[start Collected material]

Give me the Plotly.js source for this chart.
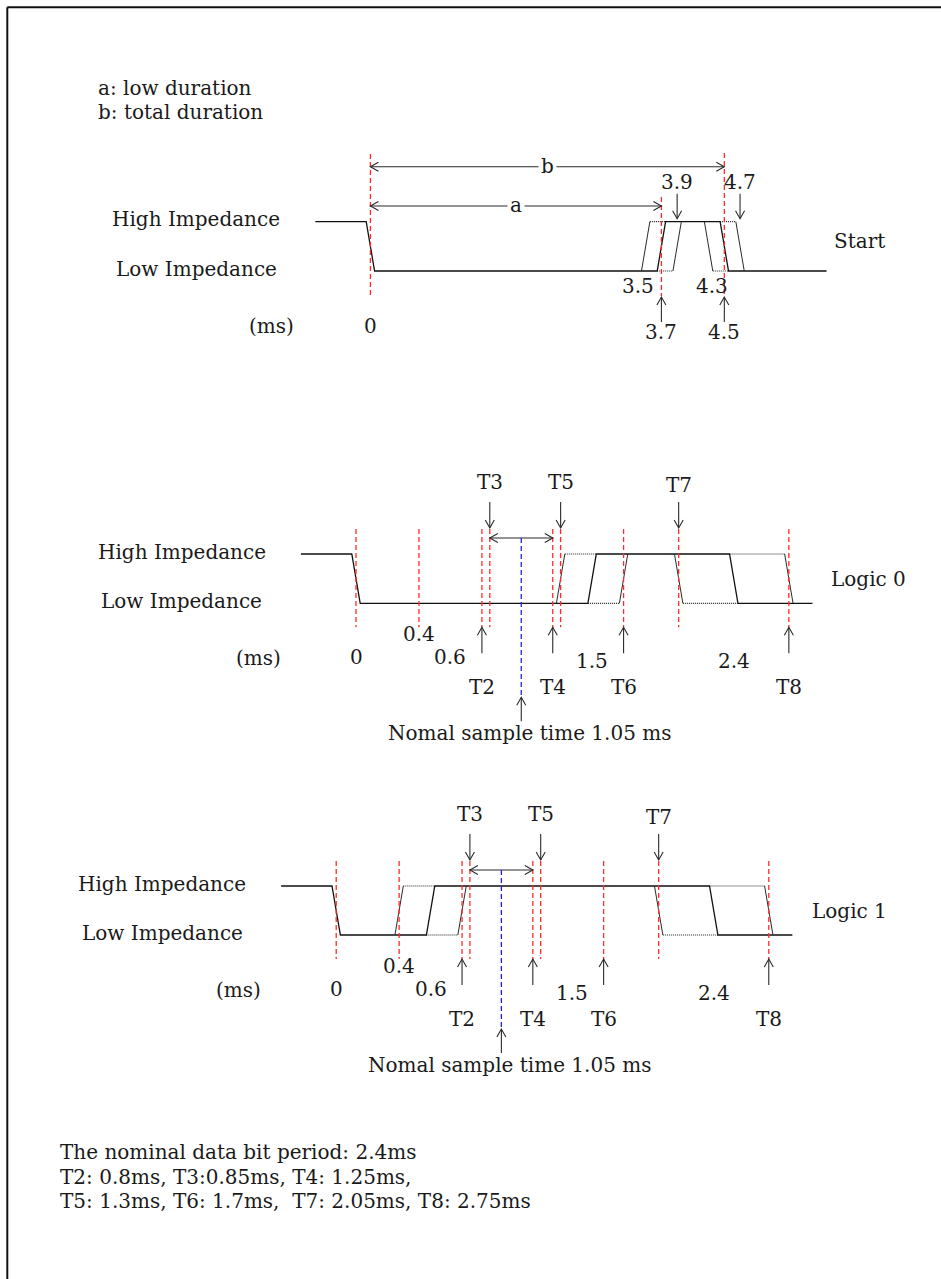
<!DOCTYPE html>
<html><head><meta charset="utf-8">
<script src="https://cdn.plot.ly/plotly-3.0.1.min.js"></script>
<style>html,body{margin:0;padding:0;background:#fff;} #chart{width:941px;height:1279px;}</style>
</head><body><div id="chart"></div>
<script>
// ---------------- data (ms) ----------------
const startFallTime = 0;
const startRiseTimes = [3.5, 3.7, 3.9];   // early, nominal, late rising edge
const startEndTimes = [4.3, 4.5, 4.7];    // early, nominal, late falling edge
const startSpan = [-0.7, 5.8];
const startMarkers = [0, 3.7, 4.5];       // red guide lines
const startLowDuration = [0, 3.7];        // a
const startTotalDuration = [0, 4.5];      // b
const startUpLabels = [3.7, 4.5];
const startDownLabels = [3.9, 4.7];
const startSideLabels = [3.5, 4.3];

const bitNames = ['T2', 'T3', 'T4', 'T5', 'T6', 'T7', 'T8'];
const bitTimes = [0.8, 0.85, 1.25, 1.3, 1.7, 2.05, 2.75];
const bitGuides = [0, 0.4, 0.8, 0.85, 1.25, 1.3, 1.7, 2.05, 2.75];
const bitTickVals = [0, 0.4, 0.6, 1.5, 2.4];
const bitTickText = ['0', '0.4', '0.6', '1.5', '2.4'];
const sampleTime = 1.05;
const bitSpan = [-0.35, 2.9];
const logic0Rise = [1.3, 1.5, 1.7];
const logic0Fall = [2.05, 2.4, 2.75];
const logic1Rise = [0.4, 0.6, 0.8];
const logic1Fall = [2.05, 2.4, 2.75];

// ---------------- style / geometry ----------------
const W = 941, H = 1279;
const FONT = {family: 'DejaVu Serif', size: 20, color: '#1a1a1a'};
const RED = '#ff2b2b', BLUE = '#1f1fff', ARROW = '#2a2a2a';
const py = px => 1 - px / H;
const secStart = {xa: 'x', ya: 'y', x0: 370.4, k: 78.65, hi: 221.7, lo: 271};
const secL0 = {xa: 'x2', ya: 'y2', x0: 356, k: 157.4, hi: 554, lo: 603.3};
const secL1 = {xa: 'x3', ya: 'y3', x0: 336.2, k: 157.3, hi: 886, lo: 935};
const EDGE_PX = 4.2;

const traces = [], shapes = [], annotations = [];

function axisX(sec, anchor) {
  return {domain: [0, 1], range: [-sec.x0 / sec.k, (W - sec.x0) / sec.k], visible: false, fixedrange: true, anchor};
}
function axisY(sec, anchor) {
  const v = px => (sec.lo - px) / (sec.lo - sec.hi);
  return {domain: [0, 1], range: [v(H), v(0)], visible: false, fixedrange: true, anchor};
}

function addWave(sec, span, fall0, rise, fall) {
  const h = EDGE_PX / sec.k;
  // nominal waveform
  traces.push({
    x: [span[0], fall0 - h, fall0 + h, rise[1] - h, rise[1] + h, fall[1] - h, fall[1] + h, span[1]],
    y: [1, 1, 0, 0, 1, 1, 0, 0],
    xaxis: sec.xa, yaxis: sec.ya, mode: 'lines', line: {color: '#111', width: 1.3}, hoverinfo: 'skip'
  });
  // early / late edges (thin)
  traces.push({
    x: [rise[0] - h, rise[0] + h, null, rise[2] - h, rise[2] + h, null,
        fall[0] - h, fall[0] + h, null, fall[2] - h, fall[2] + h],
    y: [0, 1, null, 0, 1, null, 1, 0, null, 1, 0],
    xaxis: sec.xa, yaxis: sec.ya, mode: 'lines', connectgaps: false,
    line: {color: '#2a2a2a', width: 1}, hoverinfo: 'skip'
  });
  // early / late levels (dotted)
  traces.push({
    x: [rise[0] + h, rise[1] + h, null, rise[1] - h, rise[2] - h, null,
        fall[0] + h, fall[1] + h, null, fall[1] - h, fall[2] - h],
    y: [1, 1, null, 0, 0, null, 0, 0, null, 1, 1],
    xaxis: sec.xa, yaxis: sec.ya, mode: 'lines', connectgaps: false,
    line: {color: '#222', width: 1.2, dash: '1px,1px'}, hoverinfo: 'skip'
  });
}

function vline(sec, t, topPx, botPx, color) {
  shapes.push({type: 'line', xref: sec.xa, yref: 'paper', x0: t, x1: t, y0: py(topPx), y1: py(botPx),
    line: {color, width: 1.3, dash: '5px,3px'}});
}
function chevron(sec, t, yPx, dir) {
  const L = 8, Hw = 4.5, dx = p => p / sec.k;
  let p;
  if (dir === 'down') p = [[t - dx(Hw), yPx - L], [t, yPx], [t + dx(Hw), yPx - L]];
  if (dir === 'up') p = [[t - dx(Hw), yPx + L], [t, yPx], [t + dx(Hw), yPx + L]];
  if (dir === 'left') p = [[t + dx(L), yPx - Hw], [t, yPx], [t + dx(L), yPx + Hw]];
  if (dir === 'right') p = [[t - dx(L), yPx - Hw], [t, yPx], [t - dx(L), yPx + Hw]];
  const path = 'M ' + p.map(q => q[0] + ',' + py(q[1])).join(' L ');
  shapes.push({type: 'path', xref: sec.xa, yref: 'paper', path, line: {color: ARROW, width: 1.1}, fillcolor: 'rgba(0,0,0,0)'});
}
function vArrow(sec, t, tipPx, tailPx) {
  shapes.push({type: 'line', xref: sec.xa, yref: 'paper', x0: t, x1: t, y0: py(tipPx), y1: py(tailPx),
    line: {color: ARROW, width: 1.1}});
  chevron(sec, t, tipPx, tipPx > tailPx ? 'down' : 'up');
}
function hArrow(sec, t0, t1, yPx) {
  shapes.push({type: 'line', xref: sec.xa, yref: 'paper', x0: t0, x1: t1, y0: py(yPx), y1: py(yPx),
    line: {color: ARROW, width: 1.1}});
  chevron(sec, t0, yPx, 'left');
  chevron(sec, t1, yPx, 'right');
}
function label(text, xref, x, yPx, extra) {
  annotations.push(Object.assign({text: String(text), xref, yref: 'paper', x, y: py(yPx), showarrow: false,
    xanchor: 'center', yanchor: 'middle', font: FONT}, extra || {}));
}
const px = v => v / W;

// ---------------- Start section ----------------
(function () {
  const s = secStart;
  addWave(s, startSpan, startFallTime, startRiseTimes, startEndTimes);
  const guideTop = [154, 197, 153];
  startMarkers.forEach((t, i) => vline(s, t, guideTop[i], 296, RED));
  hArrow(s, startTotalDuration[0], startTotalDuration[1], 166.7);
  label('b', s.xa, (startTotalDuration[0] + startTotalDuration[1]) / 2, 166, {bgcolor: '#ffffff', borderpad: 2});
  hArrow(s, startLowDuration[0], startLowDuration[1], 206);
  label('a', s.xa, (startLowDuration[0] + startLowDuration[1]) / 2, 205, {bgcolor: '#ffffff', borderpad: 2});
  startDownLabels.forEach(t => { vArrow(s, t, s.hi - 3, s.hi - 28); label(t, s.xa, t, s.hi - 40); });
  startUpLabels.forEach(t => { vArrow(s, t, s.lo + 26, s.lo + 51); label(t, s.xa, t, s.lo + 61); });
  const sideShift = [-8, 3];
  startSideLabels.forEach((t, i) => label(t, s.xa, t, s.lo + 15, {xshift: sideShift[i]}));
  label('0', s.xa, 0, s.lo + 55);
  label('(ms)', 'paper', px(271), s.lo + 55);
  label('High Impedance', 'paper', px(196), 219);
  label('Low Impedance', 'paper', px(196), 269);
  label('Start', 'paper', px(859.5), 241);
})();

// ---------------- Logic sections ----------------
function bitSection(s, rise, fall, name, labelX, msX, nameX) {
  addWave(s, bitSpan, 0, rise, fall);
  bitGuides.forEach(t => vline(s, t, s.hi - 25, s.lo + 24, RED));
  bitNames.forEach((n, i) => {
    const t = bitTimes[i];
    if (i % 2 === 1) {
      vArrow(s, t, s.hi - 26, s.hi - 52);
      label(n, s.xa, t, s.hi - (n === 'T7' ? 69 : 72));
    } else {
      vArrow(s, t, s.lo + 24, s.lo + 50);
      label(n, s.xa, t, s.lo + 83.5);
    }
  });
  hArrow(s, bitTimes[1], bitTimes[2], s.hi - 16);
  shapes.push({type: 'line', xref: s.xa, yref: 'paper', x0: sampleTime, x1: sampleTime,
    y0: py(s.hi - 16), y1: py(s.lo + 94), line: {color: BLUE, width: 1.3, dash: '5px,3px'}});
  vArrow(s, sampleTime, s.lo + 94, s.lo + 118);
  label('Nomal sample time ' + sampleTime + ' ms', s.xa, sampleTime, s.lo + 130, {xshift: 8});
  const tickOff = [54, 31, 54, 58, 58];
  bitTickVals.forEach((t, i) => label(bitTickText[i], s.xa, t, s.lo + tickOff[i]));
  label('(ms)', 'paper', px(msX), s.lo + 55);
  label('High Impedance', 'paper', px(labelX), s.hi - 2);
  label('Low Impedance', 'paper', px(labelX), s.lo - 2);
  label(name, 'paper', px(nameX), s.hi + 24.5);
}
bitSection(secL0, logic0Rise, logic0Fall, 'Logic 0', 181.5, 258, 868);
bitSection(secL1, logic1Rise, logic1Fall, 'Logic 1', 162, 238, 849);

// ---------------- notes ----------------
const notesTop = ['a: low duration', 'b: total duration'];
notesTop.forEach((t, i) => label(t, 'paper', px(96), 88 + 24 * i, {xanchor: 'left'}));
const notesBottom = ['The nominal data bit period: 2.4ms',
  'T2: 0.8ms, T3:0.85ms, T4: 1.25ms,',
  'T5: 1.3ms, T6: 1.7ms,\u00a0 T7: 2.05ms, T8: 2.75ms'];
notesBottom.forEach((t, i) => label(t, 'paper', px(58), 1152 + 24.5 * i, {xanchor: 'left'}));

// frame
shapes.push({type: 'line', xref: 'paper', yref: 'paper', x0: px(7.3), x1: 1, y0: py(7.3), y1: py(7.3), line: {color: '#111', width: 2}});
shapes.push({type: 'line', xref: 'paper', yref: 'paper', x0: px(7.3), x1: px(7.3), y0: py(7.3), y1: 0, line: {color: '#111', width: 2}});

const layout = {
  width: W, height: H, margin: {l: 0, r: 0, t: 0, b: 0},
  paper_bgcolor: '#ffffff', plot_bgcolor: 'rgba(0,0,0,0)', showlegend: false,
  xaxis: axisX(secStart, 'y'), yaxis: axisY(secStart, 'x'),
  xaxis2: axisX(secL0, 'y2'), yaxis2: axisY(secL0, 'x2'),
  xaxis3: axisX(secL1, 'y3'), yaxis3: axisY(secL1, 'x3'),
  shapes, annotations
};
Plotly.newPlot('chart', traces, layout, {displayModeBar: false, staticPlot: true});
</script></body></html>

[end Collected material]

> [Work to do]
Copy nothing but the lines from the top of the material through the line holding "const logic1Fall = [2.05, 2.4, 2.75];", exactly as written; omit pictures.

> [Response for this exercise]
Give me the Plotly.js source for this chart.
<!DOCTYPE html>
<html><head><meta charset="utf-8">
<script src="https://cdn.plot.ly/plotly-3.0.1.min.js"></script>
<style>html,body{margin:0;padding:0;background:#fff;} #chart{width:941px;height:1279px;}</style>
</head><body><div id="chart"></div>
<script>
// ---------------- data (ms) ----------------
const startFallTime = 0;
const startRiseTimes = [3.5, 3.7, 3.9];   // early, nominal, late rising edge
const startEndTimes = [4.3, 4.5, 4.7];    // early, nominal, late falling edge
const startSpan = [-0.7, 5.8];
const startMarkers = [0, 3.7, 4.5];       // red guide lines
const startLowDuration = [0, 3.7];        // a
const startTotalDuration = [0, 4.5];      // b
const startUpLabels = [3.7, 4.5];
const startDownLabels = [3.9, 4.7];
const startSideLabels = [3.5, 4.3];

const bitNames = ['T2', 'T3', 'T4', 'T5', 'T6', 'T7', 'T8'];
const bitTimes = [0.8, 0.85, 1.25, 1.3, 1.7, 2.05, 2.75];
const bitGuides = [0, 0.4, 0.8, 0.85, 1.25, 1.3, 1.7, 2.05, 2.75];
const bitTickVals = [0, 0.4, 0.6, 1.5, 2.4];
const bitTickText = ['0', '0.4', '0.6', '1.5', '2.4'];
const sampleTime = 1.05;
const bitSpan = [-0.35, 2.9];
const logic0Rise = [1.3, 1.5, 1.7];
const logic0Fall = [2.05, 2.4, 2.75];
const logic1Rise = [0.4, 0.6, 0.8];
const logic1Fall = [2.05, 2.4, 2.75];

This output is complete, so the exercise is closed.